In order to simplify the process of setting this up I’ve create a small project on github called neo4j-fti. It contains the mentioned wrappers in package org.neo4j.contrib.fti.analyzers
for all languages having a lucene analyzer. It also provides a kernel extension to Neo4j to automatically create fulltext indexes by a config option. In neo4j.properties
you need to set:
fullTextIndexes=fulltext_de:org.neo4j.contrib.fti.analyzers.German,\
fulltext_en:org.neo4j.contrib.fti.analyzers.English
Additionally this project features an example how to use regular expression for search an index. Using Java API you need to pass a Lucene RegexQuery
based on a Term
holding your regular expression. The RegexQuery
class isn’t part of lucene-core
either, so be sure to have lucene-queries
in your Neo4j’s plugins
folder as well. This example is exposed in a unmanaged extension using the following code snippet:
try (Transaction tx = graphDatabaseService.beginTx()) {
IndexManager indexManager = graphDatabaseService.index();
if (!indexManager.existsForNodes(indexName)) {
throw new IllegalArgumentException("index " + indexName + " does not exist");
}
Index index = indexManager.forNodes(indexName);
IndexHits hits = index.query(new RegexQuery(new Term(field, regex)));
List result = new ArrayList<>();
for (Node node: hits) {
result.add(node.getId());
}
}
Assuming a index named fulltext_de
has been configured using the German analyzer (see above), use the following code using httpie again to create a node, add it to the fulltext index and perform a regular expression index query:
# create a node
http -j localhost:7474/db/data/cypher query="create (n:Blog {description:'Auf der Straße stehen fünf Häuser'}) return id(n)"
# put it to the index:
http -j localhost:7474/db/data/index/node/fulltext_de \
uri="http://localhost:7474/db/data/node/xxxx" \
key="description" value="Auf der Straße stehen fünf Häuser"

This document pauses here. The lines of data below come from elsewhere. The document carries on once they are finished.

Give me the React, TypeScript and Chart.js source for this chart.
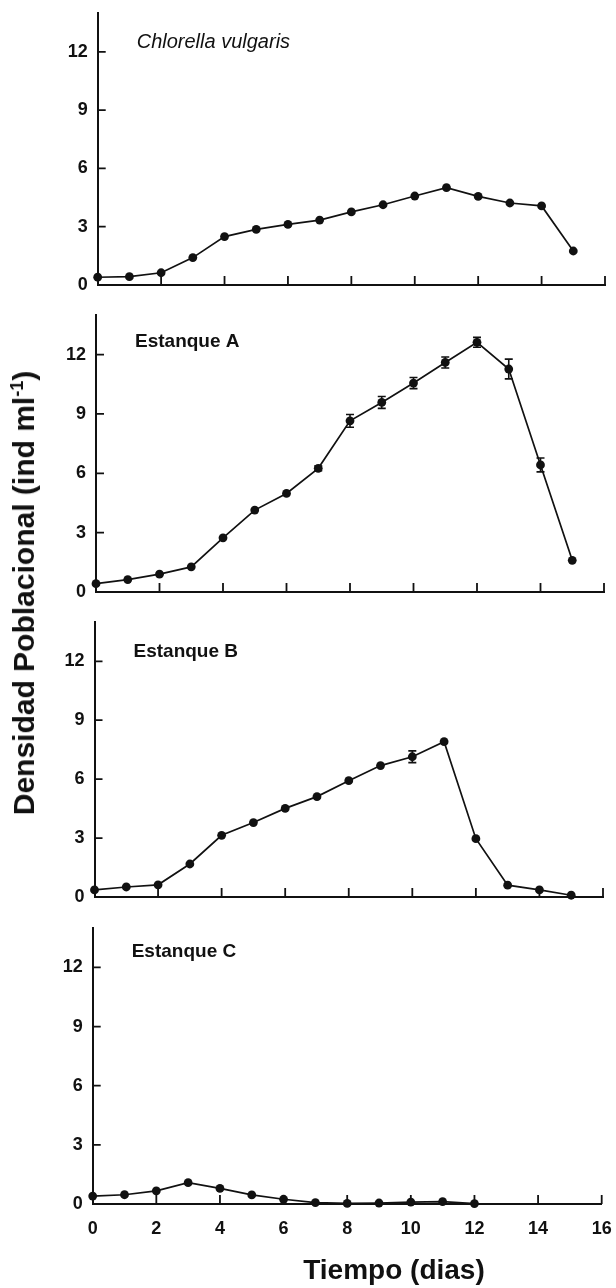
import React, { useEffect, useRef } from "react";
import { Chart, registerables } from "chart.js";

Chart.register(...registerables);

// ---------------- data ----------------
const days = [0, 1, 2, 3, 4, 5, 6, 7, 8, 9, 10, 11, 12, 13, 14, 15];
const daysC = [0, 1, 2, 3, 4, 5, 6, 7, 8, 9, 10, 11, 12];

const chlorellaValues = [0.4, 0.43, 0.63, 1.41, 2.49, 2.86, 3.12, 3.34, 3.76, 4.13, 4.58, 5.01, 4.56, 4.22, 4.07, 1.75];
const estanqueAValues = [0.42, 0.63, 0.9, 1.27, 2.74, 4.14, 4.98, 6.25, 8.65, 9.58, 10.56, 11.6, 12.62, 11.27, 6.42, 1.6];
const estanqueAErrors = [0, 0, 0, 0, 0, 0, 0, 0.12, 0.32, 0.3, 0.28, 0.28, 0.25, 0.5, 0.35, 0];
const estanqueBValues = [0.36, 0.51, 0.62, 1.68, 3.14, 3.79, 4.51, 5.11, 5.92, 6.69, 7.14, 7.91, 2.97, 0.6, 0.36, 0.09];
const estanqueBErrors = [0, 0, 0, 0, 0, 0, 0, 0, 0, 0, 0.3, 0, 0, 0, 0, 0];
const estanqueCValues = [0.4, 0.47, 0.67, 1.08, 0.79, 0.46, 0.24, 0.07, 0.03, 0.05, 0.1, 0.12, 0.02];

const xTickValues = [0, 2, 4, 6, 8, 10, 12, 14, 16];
const yTickValues = [0, 3, 6, 9, 12];
const xMax = 16;
const yMax = 14;

const panelLabels = ["Chlorella vulgaris", "Estanque A", "Estanque B", "Estanque C"];
const xTitle = "Tiempo (dias)";
const yTitleMain = "Densidad Poblacional (ind ml";
const yTitleSup = "-1";

// ---------------- style ----------------
const INK = "#111111";
const FAMILY = "'Liberation Sans', Arial, Helvetica, sans-serif";
const CANVAS_W = 660;

type PanelCfg = {
  xs: number[];
  values: number[];
  errors: number[] | null;
  label: string;
  italic: boolean;
  areaTop: number;
  areaBottom: number;
  left: number;
  right: number;
  labelDy: number;
  showX: boolean;
};

const panels: PanelCfg[] = [
  { xs: days, values: chlorellaValues, errors: null, label: panelLabels[0], italic: true, areaTop: 13, areaBottom: 285, left: 97.7, right: 605, labelDy: 29, showX: false },
  { xs: days, values: estanqueAValues, errors: estanqueAErrors, label: panelLabels[1], italic: false, areaTop: 315, areaBottom: 592, left: 96, right: 604, labelDy: 27, showX: false },
  { xs: days, values: estanqueBValues, errors: estanqueBErrors, label: panelLabels[2], italic: false, areaTop: 622, areaBottom: 897, left: 94.5, right: 603, labelDy: 30, showX: false },
  { xs: daysC, values: estanqueCValues, errors: null, label: panelLabels[3], italic: false, areaTop: 928, areaBottom: 1204, left: 92.7, right: 601.7, labelDy: 24, showX: true },
];

const decorPlugin = {
  id: "decor",
  beforeDatasetsDraw(chart: any, _args: any, opts: any) {
    const { ctx, chartArea: ca } = chart;
    const x = chart.scales.x;
    const y = chart.scales.y;
    ctx.save();
    ctx.strokeStyle = INK;
    ctx.lineWidth = 1.8;
    ctx.beginPath();
    for (const v of xTickValues) {
      if (v === 0) continue;
      const px = x.getPixelForValue(v);
      ctx.moveTo(px, ca.bottom);
      ctx.lineTo(px, ca.bottom - 9);
    }
    for (const v of yTickValues) {
      if (v === 0) continue;
      const py = y.getPixelForValue(v);
      ctx.moveTo(ca.left, py);
      ctx.lineTo(ca.left + 8, py);
    }
    ctx.stroke();

    const errs: number[] | null = opts.errors;
    if (errs) {
      const pts = chart.data.datasets[0].data;
      ctx.lineWidth = 1.6;
      ctx.beginPath();
      pts.forEach((p: any, i: number) => {
        const e = errs[i];
        if (!e) return;
        const px = x.getPixelForValue(p.x);
        const yHi = y.getPixelForValue(p.y + e);
        const yLo = y.getPixelForValue(Math.max(0, p.y - e));
        ctx.moveTo(px, yHi);
        ctx.lineTo(px, yLo);
        ctx.moveTo(px - 4, yHi);
        ctx.lineTo(px + 4, yHi);
        ctx.moveTo(px - 4, yLo);
        ctx.lineTo(px + 4, yLo);
      });
      ctx.stroke();
    }

    ctx.fillStyle = INK;
    ctx.textBaseline = "middle";
    ctx.textAlign = "left";
    ctx.font = opts.italic ? `italic 20px ${FAMILY}` : `bold 19px ${FAMILY}`;
    ctx.fillText(opts.label, ca.left + 39, ca.top + opts.labelDy);
    ctx.restore();
  },
};

function Panel({ cfg }: { cfg: PanelCfg }) {
  const ref = useRef<HTMLCanvasElement | null>(null);
  const canvasTop = cfg.areaTop - 30;
  const bottomPad = cfg.showX ? 0 : 30;
  const canvasH = cfg.showX ? 1298 - canvasTop : cfg.areaBottom - cfg.areaTop + 60;
  const xHeight = cfg.showX ? canvasH - 30 - (cfg.areaBottom - cfg.areaTop) : 0;

  useEffect(() => {
    if (!ref.current) return;
    const tickFont = { family: FAMILY, size: 18, weight: "bold" as const };
    const chart = new Chart(ref.current, {
      type: "line",
      data: {
        datasets: [
          {
            data: cfg.xs.map((d, i) => ({ x: d, y: cfg.values[i] })),
            borderColor: INK,
            borderWidth: 1.7,
            pointRadius: 4.4,
            pointBackgroundColor: INK,
            pointBorderColor: INK,
            pointBorderWidth: 0,
            tension: 0,
            clip: false as any,
          },
        ],
      },
      options: {
        responsive: false,
        animation: false,
        devicePixelRatio: 1,
        events: [],
        layout: { padding: { left: 0, top: 30, right: CANVAS_W - cfg.right, bottom: bottomPad } },
        plugins: {
          legend: { display: false },
          tooltip: { enabled: false },
          decor: { errors: cfg.errors, label: cfg.label, italic: cfg.italic, labelDy: cfg.labelDy },
        } as any,
        scales: {
          x: {
            type: "linear",
            min: 0,
            max: xMax,
            afterBuildTicks: (s: any) => {
              s.ticks = xTickValues.map((v) => ({ value: v }));
            },
            afterFit: (s: any) => {
              s.height = xHeight;
            },
            grid: { display: false, drawTicks: false },
            border: { display: true, color: INK, width: 2 },
            ticks: { display: cfg.showX, padding: 14, color: INK, font: tickFont, maxRotation: 0 },
          },
          y: {
            type: "linear",
            min: 0,
            max: yMax,
            afterBuildTicks: (s: any) => {
              s.ticks = yTickValues.map((v) => ({ value: v }));
            },
            afterFit: (s: any) => {
              s.width = cfg.left;
            },
            grid: { display: false, drawTicks: false },
            border: { display: true, color: INK, width: 2 },
            ticks: { padding: 10, color: INK, font: tickFont },
          },
        },
      },
      plugins: [decorPlugin as any],
    });
    return () => chart.destroy();
  }, []);

  return (
    <canvas
      ref={ref}
      width={CANVAS_W}
      height={canvasH}
      style={{ position: "absolute", left: 0, top: canvasTop, width: CANVAS_W, height: canvasH }}
    />
  );
}

export default function App() {
  return (
    <div style={{ position: "relative", width: 616, height: 1288, overflow: "hidden", background: "#fff" }}>
      <style>{`body{margin:0;background:#fff;}`}</style>
      {panels.map((p, i) => (
        <Panel key={i} cfg={p} />
      ))}
      <div
        style={{
          position: "absolute",
          left: 24,
          top: 593,
          transform: "translate(-50%,-50%) rotate(-90deg)",
          whiteSpace: "nowrap",
          fontFamily: FAMILY,
          fontWeight: "bold",
          fontSize: 30,
          lineHeight: 1,
          color: INK,
        }}
      >
        {yTitleMain}
        <sup style={{ fontSize: "0.6em", lineHeight: 0 }}>{yTitleSup}</sup>)
      </div>
      <div
        style={{
          position: "absolute",
          left: 394,
          top: 1270,
          transform: "translate(-50%,-50%)",
          whiteSpace: "nowrap",
          fontFamily: FAMILY,
          fontWeight: "bold",
          fontSize: 28,
          lineHeight: 1,
          color: INK,
        }}
      >
        {xTitle}
      </div>
    </div>
  );
}
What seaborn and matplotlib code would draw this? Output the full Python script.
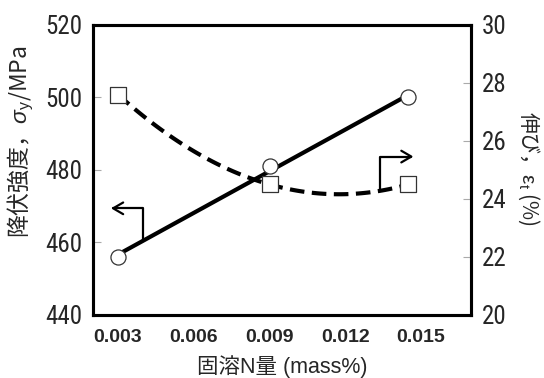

# query the index for words starting with "h" and ending with "s"
http localhost:7474/regex/fulltext_de/description/h.*s
4 replies on “deep dive on fulltext indexing with Neo4j”
Hello alo!
I downloaded Httpiee, got HTTP/1.1 500 Server Error though:
could you please help?
thank you!
gg4u-2:httpie gg4u$ http -v -j localhost:7474/db/data/index/node name=topic config:='{“analyzer”:”org.apache.lucene.analysis.en”}’
POST /db/data/index/node HTTP/1.1
Accept: application/json
Accept-Encoding: gzip, deflate
Content-Length: 74
Content-Type: application/json; charset=utf-8
Host: localhost:7474
User-Agent: HTTPie/0.8.0
{
“config”: {
“analyzer”: “org.apache.lucene.analysis.en”
},
“name”: “topic”
}
HTTP/1.1 500 Server Error
Cache-Control: must-revalidate,no-cache,no-store
Connection: close
Content-Length: 0
Content-Type: text/html; charset=ISO-8859-1
Date: Tue, 19 May 2015 04:01:10 GMT
Server: Jetty(9.2.4.v20141103)
Hi,
also add that :
http localhost:7474/regex/fulltext_de/description/h.*s
does not look to exist :
http localhost:7474/regex/
(error 404)
am I missing smtg?
Hi,
I guess the analyzer class you’ve specified does not exists. Check in `data/graph.db/messages.log` for an exception. See https://github.com/sarmbruster/neo4j-fti/tree/master/src/main/java/org/neo4j/contrib/fti/analyzers for a list of the available analyzers.
Cheers,
Stefan
What’s your setting for `org.neo4j.server.thirdparty_jaxrs_classes` in `neo4j-server.properties`?